Saudi Arabia orders walls in shops to divide male, female coworkers
From now on, stores must erect barriers not shorter than 1.6 meters to separate male and female employees. Retailers have 30 days to install the walls, or risk sanctions.
The legislation was issued by Labour Minister Adel Faqih, with the help of Abdullatif al-Sheikh, the head of the Commission for the Promotion of Virtue and Prevention of Vice, commonly known as 'Mutawa' and the religious police, according to local press.
Essentially, women in Saudi Arabia can work either in all-women factories or in lingerie and cosmetics shops. The latter has been allowed since June 2011, when the Saudi leadership issued an order for lingerie and cosmetics shops to replace their male staffers, most of whom were Asian, with Saudi women.
As a result of the legislation, authorities announced that 44,000 jobs were created for Saudi women, for whom the unemployment rate currently stands at 36 percent, according to the Central Department of Statistics and Information. Saudi women account for only 7 percent of citizens employed by private companies.
The move followed complaints by Saudi women who felt uncomfortable buying lingerie or cosmetics from men, AFP reported. However, the decision to replace men with women also came under heavy criticism because of poor working environments for saleswomen, and cases of harassment.
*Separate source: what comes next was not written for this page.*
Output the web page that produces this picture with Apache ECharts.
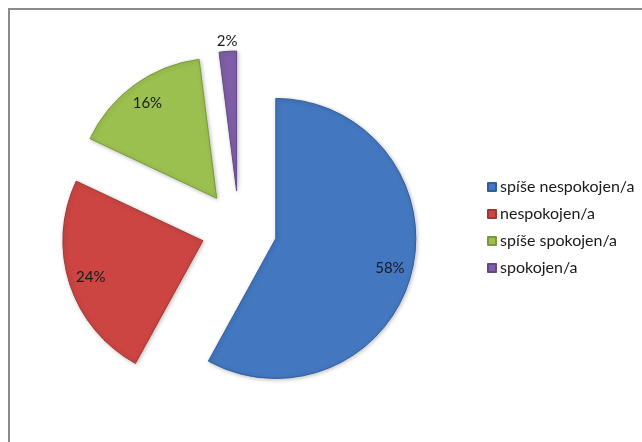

Cultural attitudes towards women in Saudi Arabia are widely controversial, with the country known for its strict observation of Sharia law. At the beginning of the year, women were allowed to participate in Shura Consultative council, with 30 appointed as counselors. However, they must use a separate entrance door.
Saudi women are generally forbidden from behavior that is common in Western cultures. The Gulf kingdom is the only country in the world that bars women from driving and voting, and they must have permission from a man to work, travel or open a bank account.